## Task requirements
Reproduce every record exactly as it appears, but not the pictures.

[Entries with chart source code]
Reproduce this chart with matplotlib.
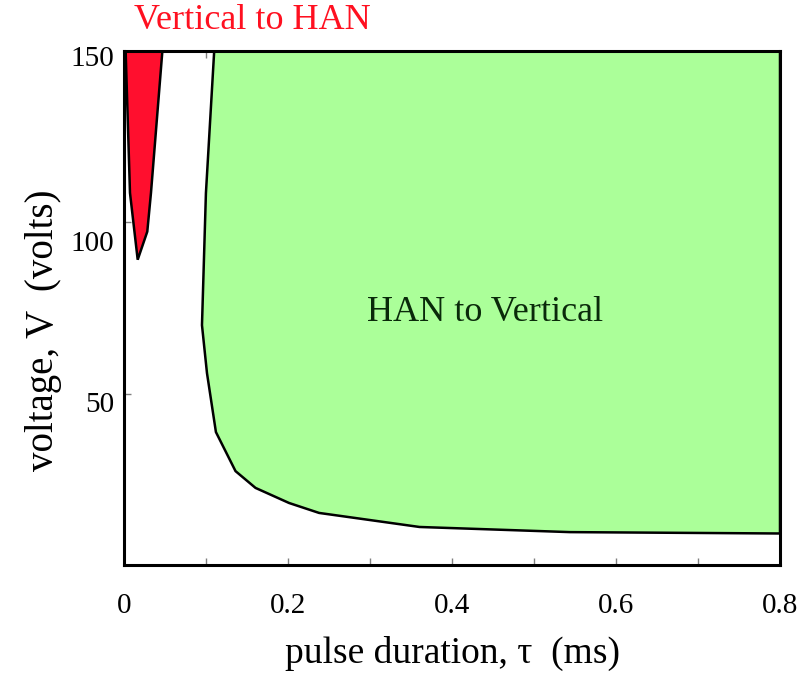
#!/usr/bin/env python3
"""Switching regions in the (pulse duration, voltage) plane."""
import matplotlib
matplotlib.use("Agg")
import matplotlib.pyplot as plt
from matplotlib.ticker import MultipleLocator
from matplotlib.transforms import ScaledTranslation

# boundary of the Vertical -> HAN region (tau in ms, V in volts)
v2h_tau = [0.002, 0.0073, 0.0167, 0.0284, 0.0329, 0.0468]
v2h_volt = [150, 108.6, 89.1, 97.3, 108.6, 150]

# boundary of the HAN -> Vertical region
h2v_tau = [0.110, 0.0999, 0.0951, 0.1012, 0.1121, 0.1360, 0.1604, 0.2013, 0.2379, 0.3604, 0.5439, 0.80]
h2v_volt = [150, 108.5, 70.0, 56.0, 38.8, 27.4, 22.5, 18.1, 15.2, 11.1, 9.6, 9.2]

xticks = [0, 0.2, 0.4, 0.6, 0.8]
xticklabels = ["0", "0.2", "0.4", "0.6", "0.8"]
yticks = [50, 100, 150]
yticklabels = ["50", "100", "150"]

SERIF = ["Liberation Serif", "DejaVu Serif"]
plt.rcParams["font.family"] = SERIF

fig = plt.figure(figsize=(8.01, 6.74), dpi=100)
ax = fig.add_axes([0.1548, 0.1617, 0.8190, 0.7626])

# closed polygons: red region hugs the left axis, green one fills to the right/top edges
ax.fill(v2h_tau + [0.0], v2h_volt + [150], facecolor="#ff0f2e", edgecolor="black", linewidth=1.8, zorder=2)
ax.fill(h2v_tau + [0.8, 0.8], h2v_volt + [150, 150], facecolor="#abff99", edgecolor="black", linewidth=1.8, zorder=2)

ax.set_xlim(0, 0.8)
ax.set_ylim(0, 150)
ax.set_xticks(xticks)
ax.set_xticklabels(xticklabels)
ax.set_yticks(yticks)
ax.set_yticklabels(yticklabels)
ax.xaxis.set_minor_locator(MultipleLocator(0.1))
ax.tick_params(which="both", direction="in", top=True, right=True, color="#808080", width=1.0, length=5)
ax.tick_params(which="major", labelsize=21)
ax.tick_params(axis="x", which="major", pad=20)
ax.tick_params(axis="y", which="major", pad=7)
for sp in ax.spines.values():
    sp.set_linewidth(2.2)
    sp.set_zorder(5)

# y labels sit a little below their ticks
for lab, dy in zip(ax.get_yticklabels(), [0.08, 0.19, 0.05]):
    lab.set_transform(lab.get_transform() + ScaledTranslation(0, -dy, fig.dpi_scale_trans))

ax.set_xlabel("pulse duration, \u03c4  (ms)", fontsize=27)
ax.xaxis.set_label_coords(0.5, -0.137)
ax.set_ylabel("voltage, V  (volts)", fontsize=28)
ax.yaxis.set_label_coords(-0.094, 0.457)

ax.text(0.44, 73.8, "HAN to Vertical", fontsize=26, color="#0a2a0a", ha="center", va="center",
        family=SERIF, zorder=3)
ax.text(0.157, 159, "Vertical to HAN", fontsize=26, color="#ff1020", ha="center", va="center",
        family=SERIF, clip_on=False)

fig.savefig("out.png", dpi=100)
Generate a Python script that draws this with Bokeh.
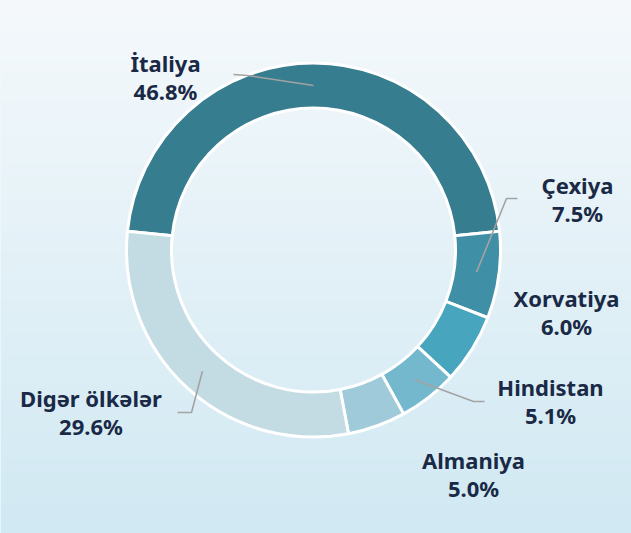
import numpy as np
from bokeh.plotting import figure
from bokeh.models import Range1d
from bokeh.core.properties import value
from bokeh.embed import file_html
from bokeh.resources import INLINE

# ---- data ----
countries = ["İtaliya", "Çexiya", "Xorvatiya", "Hindistan", "Almaniya", "Digər ölkələr"]
shares = [46.8, 7.5, 6.0, 5.1, 5.0, 29.6]
pct_labels = ["46.8%", "7.5%", "6.0%", "5.1%", "5.0%", "29.6%"]
colors = ["#367d8f", "#3f8fa7", "#47a5bd", "#73b8cd", "#9ecad9", "#c3dce4"]

# ---- layout (figure pixels, y up) ----
W, H = 631, 533
CX, CY = 313, 283.5
R_IN, R_OUT = 142, 187
R_MID = (R_IN + R_OUT) / 2

def pg(sx, sy):
    # page pixel -> figure coordinate
    return sx, H - sy

TEXT_SHIFT = 9
# label centre x, baseline y of first line (page pixels)
label_pos = [(165, 71), (577, 193), (566, 306), (550, 395), (473, 468), (90.5, 406)]
# leader line: outer end and elbow (page pixels), None = no leader
leaders = [((233, 74), (247, 75)), ((517, 198), (506, 198)), None,
           ((484, 401), (473, 401)), None, ((177, 412), (191, 412))]
LINE_GAP = 28

p = figure(width=W, height=H, output_backend="svg", toolbar_location=None,
           x_range=Range1d(0, W), y_range=Range1d(0, H), min_border=0)
p.axis.visible = False
p.grid.visible = False
p.outline_line_color = None
p.background_fill_color = "#e6f1f7"
p.border_fill_color = "#e6f1f7"

# background gradient
top = np.array([245, 249, 252], dtype=float)
bot = np.array([209, 233, 243], dtype=float)
rows = H
img = np.empty((rows, 4), dtype=np.uint32)
view = img.view(dtype=np.uint8).reshape((rows, 4, 4))
for r in range(rows):
    t = r / (rows - 1)  # r=0 is bottom
    c = bot * (1 - t) + top * t
    view[r, :, 0] = int(c[0]); view[r, :, 1] = int(c[1]); view[r, :, 2] = int(c[2]); view[r, :, 3] = 255
p.image_rgba(image=[img], x=0, y=0, dw=W, dh=H)

# wedges
total = sum(shares)
start0 = 90 + shares[0] / total * 360 / 2
starts, ends, mids = [], [], []
a = start0
for s in shares:
    span = s / total * 360
    starts.append(np.radians(a))
    ends.append(np.radians(a - span))
    mids.append(np.radians(a - span / 2))
    a -= span

p.annular_wedge(x=CX, y=CY, inner_radius=R_IN, outer_radius=R_OUT,
                start_angle=starts, end_angle=ends, direction="clock",
                fill_color=colors, line_color="white", line_width=3)

# leader lines
for i, ld in enumerate(leaders):
    if ld is None:
        continue
    (o, e) = ld
    ox, oy = pg(*o)
    ex, ey = pg(*e)
    ix = CX + R_MID * np.cos(mids[i])
    iy = CY + R_MID * np.sin(mids[i])
    p.line(x=[ox, ex, ix], y=[oy, ey, iy], line_color="#a3a3a3", line_width=1.6)

# labels
lx = [pg(*lp)[0] for lp in label_pos]
ly1 = [pg(*lp)[1] + TEXT_SHIFT for lp in label_pos]
ly2 = [y - LINE_GAP for y in ly1]
common = dict(text_font=value("Noto Sans"), text_font_style="bold", text_font_size="22px",
              text_color="#1a2946", text_align="center", text_baseline="alphabetic")
p.text(x=lx, y=ly1, text=countries, **common)
p.text(x=lx, y=ly2, text=pct_labels, **common)

open("out.html", "w").write(file_html(p, INLINE))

## Result
Reproduce this chart with matplotlib.
#!/usr/bin/env python3
"""Switching regions in the (pulse duration, voltage) plane."""
import matplotlib
matplotlib.use("Agg")
import matplotlib.pyplot as plt
from matplotlib.ticker import MultipleLocator
from matplotlib.transforms import ScaledTranslation

# boundary of the Vertical -> HAN region (tau in ms, V in volts)
v2h_tau = [0.002, 0.0073, 0.0167, 0.0284, 0.0329, 0.0468]
v2h_volt = [150, 108.6, 89.1, 97.3, 108.6, 150]

# boundary of the HAN -> Vertical region
h2v_tau = [0.110, 0.0999, 0.0951, 0.1012, 0.1121, 0.1360, 0.1604, 0.2013, 0.2379, 0.3604, 0.5439, 0.80]
h2v_volt = [150, 108.5, 70.0, 56.0, 38.8, 27.4, 22.5, 18.1, 15.2, 11.1, 9.6, 9.2]

xticks = [0, 0.2, 0.4, 0.6, 0.8]
xticklabels = ["0", "0.2", "0.4", "0.6", "0.8"]
yticks = [50, 100, 150]
yticklabels = ["50", "100", "150"]

SERIF = ["Liberation Serif", "DejaVu Serif"]
plt.rcParams["font.family"] = SERIF

fig = plt.figure(figsize=(8.01, 6.74), dpi=100)
ax = fig.add_axes([0.1548, 0.1617, 0.8190, 0.7626])

# closed polygons: red region hugs the left axis, green one fills to the right/top edges
ax.fill(v2h_tau + [0.0], v2h_volt + [150], facecolor="#ff0f2e", edgecolor="black", linewidth=1.8, zorder=2)
ax.fill(h2v_tau + [0.8, 0.8], h2v_volt + [150, 150], facecolor="#abff99", edgecolor="black", linewidth=1.8, zorder=2)

ax.set_xlim(0, 0.8)
ax.set_ylim(0, 150)
ax.set_xticks(xticks)
ax.set_xticklabels(xticklabels)
ax.set_yticks(yticks)
ax.set_yticklabels(yticklabels)
ax.xaxis.set_minor_locator(MultipleLocator(0.1))
ax.tick_params(which="both", direction="in", top=True, right=True, color="#808080", width=1.0, length=5)
ax.tick_params(which="major", labelsize=21)
ax.tick_params(axis="x", which="major", pad=20)
ax.tick_params(axis="y", which="major", pad=7)
for sp in ax.spines.values():
    sp.set_linewidth(2.2)
    sp.set_zorder(5)

# y labels sit a little below their ticks
for lab, dy in zip(ax.get_yticklabels(), [0.08, 0.19, 0.05]):
    lab.set_transform(lab.get_transform() + ScaledTranslation(0, -dy, fig.dpi_scale_trans))

ax.set_xlabel("pulse duration, \u03c4  (ms)", fontsize=27)
ax.xaxis.set_label_coords(0.5, -0.137)
ax.set_ylabel("voltage, V  (volts)", fontsize=28)
ax.yaxis.set_label_coords(-0.094, 0.457)

ax.text(0.44, 73.8, "HAN to Vertical", fontsize=26, color="#0a2a0a", ha="center", va="center",
        family=SERIF, zorder=3)
ax.text(0.157, 159, "Vertical to HAN", fontsize=26, color="#ff1020", ha="center", va="center",
        family=SERIF, clip_on=False)

fig.savefig("out.png", dpi=100)
Generate a Python script that draws this with Bokeh.
import numpy as np
from bokeh.plotting import figure
from bokeh.models import Range1d
from bokeh.core.properties import value
from bokeh.embed import file_html
from bokeh.resources import INLINE

# ---- data ----
countries = ["İtaliya", "Çexiya", "Xorvatiya", "Hindistan", "Almaniya", "Digər ölkələr"]
shares = [46.8, 7.5, 6.0, 5.1, 5.0, 29.6]
pct_labels = ["46.8%", "7.5%", "6.0%", "5.1%", "5.0%", "29.6%"]
colors = ["#367d8f", "#3f8fa7", "#47a5bd", "#73b8cd", "#9ecad9", "#c3dce4"]

# ---- layout (figure pixels, y up) ----
W, H = 631, 533
CX, CY = 313, 283.5
R_IN, R_OUT = 142, 187
R_MID = (R_IN + R_OUT) / 2

def pg(sx, sy):
    # page pixel -> figure coordinate
    return sx, H - sy

TEXT_SHIFT = 9
# label centre x, baseline y of first line (page pixels)
label_pos = [(165, 71), (577, 193), (566, 306), (550, 395), (473, 468), (90.5, 406)]
# leader line: outer end and elbow (page pixels), None = no leader
leaders = [((233, 74), (247, 75)), ((517, 198), (506, 198)), None,
           ((484, 401), (473, 401)), None, ((177, 412), (191, 412))]
LINE_GAP = 28

p = figure(width=W, height=H, output_backend="svg", toolbar_location=None,
           x_range=Range1d(0, W), y_range=Range1d(0, H), min_border=0)
p.axis.visible = False
p.grid.visible = False
p.outline_line_color = None
p.background_fill_color = "#e6f1f7"
p.border_fill_color = "#e6f1f7"

# background gradient
top = np.array([245, 249, 252], dtype=float)
bot = np.array([209, 233, 243], dtype=float)
rows = H
img = np.empty((rows, 4), dtype=np.uint32)
view = img.view(dtype=np.uint8).reshape((rows, 4, 4))
for r in range(rows):
    t = r / (rows - 1)  # r=0 is bottom
    c = bot * (1 - t) + top * t
    view[r, :, 0] = int(c[0]); view[r, :, 1] = int(c[1]); view[r, :, 2] = int(c[2]); view[r, :, 3] = 255
p.image_rgba(image=[img], x=0, y=0, dw=W, dh=H)

# wedges
total = sum(shares)
start0 = 90 + shares[0] / total * 360 / 2
starts, ends, mids = [], [], []
a = start0
for s in shares:
    span = s / total * 360
    starts.append(np.radians(a))
    ends.append(np.radians(a - span))
    mids.append(np.radians(a - span / 2))
    a -= span

p.annular_wedge(x=CX, y=CY, inner_radius=R_IN, outer_radius=R_OUT,
                start_angle=starts, end_angle=ends, direction="clock",
                fill_color=colors, line_color="white", line_width=3)

# leader lines
for i, ld in enumerate(leaders):
    if ld is None:
        continue
    (o, e) = ld
    ox, oy = pg(*o)
    ex, ey = pg(*e)
    ix = CX + R_MID * np.cos(mids[i])
    iy = CY + R_MID * np.sin(mids[i])
    p.line(x=[ox, ex, ix], y=[oy, ey, iy], line_color="#a3a3a3", line_width=1.6)

# labels
lx = [pg(*lp)[0] for lp in label_pos]
ly1 = [pg(*lp)[1] + TEXT_SHIFT for lp in label_pos]
ly2 = [y - LINE_GAP for y in ly1]
common = dict(text_font=value("Noto Sans"), text_font_style="bold", text_font_size="22px",
              text_color="#1a2946", text_align="center", text_baseline="alphabetic")
p.text(x=lx, y=ly1, text=countries, **common)
p.text(x=lx, y=ly2, text=pct_labels, **common)

open("out.html", "w").write(file_html(p, INLINE))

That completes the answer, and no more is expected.